I believe there’s enough screwed projects and screwed teams to fix that we don’t have to start with those which work pretty damn well.
“Rolling wave planning …” I call it a Cascade.
http://practicalanalyst.com/2009/10/01/cascade-qa-with-david-wright/
Another point in picking and working methods; we are delivering in part of a larger context. We are a step in a value chain or process.
And that takes us back to rule 1 for effective projects; play as a team.
Which con-incidentally is also rule 1 in process analysis; look at the handover points. And if I were a programmer I’d say the complexity of a system is in the interfaces. (Any more similes?)
Anyway, the point; Working effectively means working well at communications and handover points.
The term “Waterfall” was invented as a strawman. See http://www.idinews.com/waterfall.html.
The quantity of upfront design is really not the issue, but rather the nature of it. Identify a spectrum of what is least likely to change in the project to what has the greatest risk of change. Focus your design efforts along that continuum. Design with modularity as a first principle – that will go a long way towards inoculating against change.

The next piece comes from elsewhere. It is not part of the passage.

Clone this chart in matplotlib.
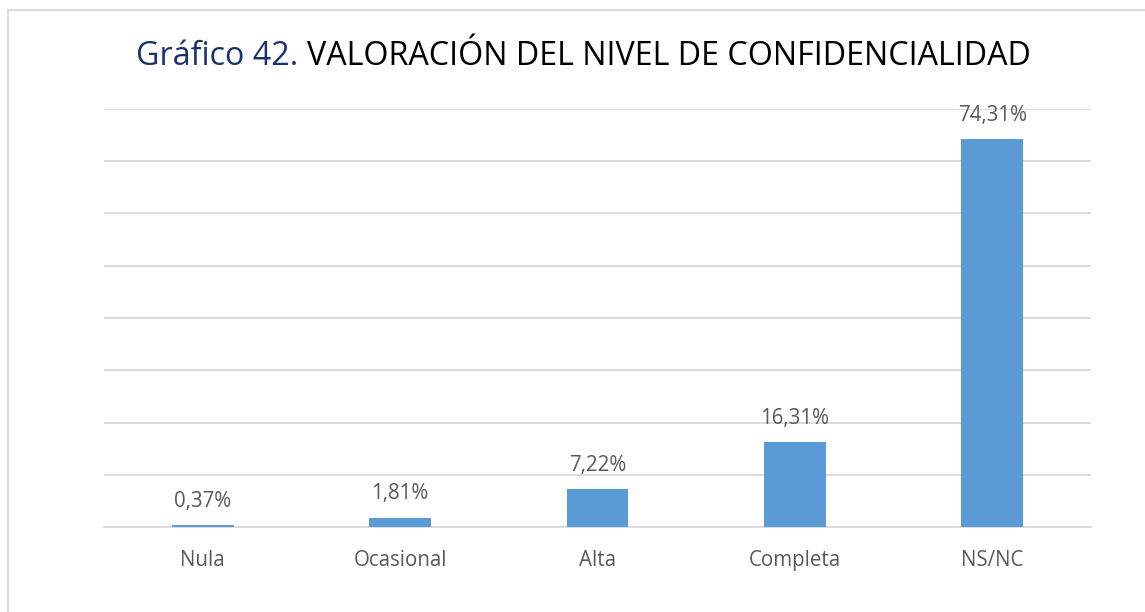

If there is radical change in the project definition and you have spent time doing up-front design is more lost? You throw away design instead of code. I’m not sure I see the problem.
@Chuck S
Usually the changes only come after coding and usually during testing even. And by then, it’s not just a change in up-front design that you throw away with a change in project definition. you’ll be throwing away a whole lot more.
An interesting post and I certainly agree with the headline that good waterfall is better than bad agile!
As a methodology, agile has much to commend it but unless you implement it well, you’re subject to failure, as with most things in life.
Overall though, your article seems to work on the presumption that agile is better than waterfall, under equal circumstances. It’s a view I tend to share but when I went to look on the Internet for why anyone might want to use Scrum instead of waterfall, I came up short so, I wrote a post about it. I’m hoping that it might prove useful for others, too:
http://www.webgateinternational.com/2012/05/top-10-reasons-to-use-scrum-instead-of-waterfall/
Waterfall is better than agile, period.
@Gregory – Any arguments to support such a bold statement?
@Pawel – I worked for a company for 7 1/2 years was #1 at what they did using the waterfall method. Projects were done on or under time and under budget. Good design prior to building is very important. In no other business do we run design and implementation in paralell. Imagine trying to build a house without a blueprint. No method is without problems, but in my opinion waterfall has proven itself over time.
@Gregory – You’ve just given an example of 1 company that is successful doing waterfall. Glad you work for successful company but it seems you’re missing something — go read how often waterfall fails and how often more flexible, adaptive or agile methods are more suitable. You’ll find tons of such stories.
Actually I know a story of successful waterfall approach too. One story. At the same time I know a dozen successful appliances of agile methods. And when I say successful I mean really successful — delivering value to customers at expected rate with predictable financing. Of course there are many, many more that are close to this and, again, there are more of them from agile side of the world.
What more, even such conservative clients as Department of Defense seem to adopt agile methods too.
Is this just a coincidence?
BTW: do you care to share the name of the company, or at least describe what kind of projects you work on?
My experience with agile is that it tends to disorder rather than order. Like I said before, imagine trying to build a house without a blueprint? You wouldn’t. We do not do this in any other industry.
@Gregory – Imagine painting without a blueprint. Um, wait, bad example. Maybe, imagine writing a song… no. Imagine developing a garden, organizing holidays, furnishing a house…
In construction, most of the time, we do have blueprints, yet I know people who built houses without of them. And when we are at it, there are lots of changes that happen during building a house that weren’t included in blueprints whatsoever. You change where the walls are, you change all the installations, you change the height of the house, you even change where the house is placed exactly (all the examples form the house I know very well — mine) .
Besides I don’t exactly buy the comparison between construction and software development, but that’s a different story.
@Pawel – Obviously you have the right to disagree. I don’t have a problem with that. I still say waterfall is better, hands down. Thank you for allowing me to post my opinion :).
This sums up how awfully bad Agile is.
http://www.dilbert.com/2013-02-15/
Very interesting post. I had the same doubts but couldn’t find answers, and after some googling found this great article and valuable comments.
Actually I was about to change the methodology I use from Waterfall to Agile but after reading this I am totally convinced to stick to my gut feeling.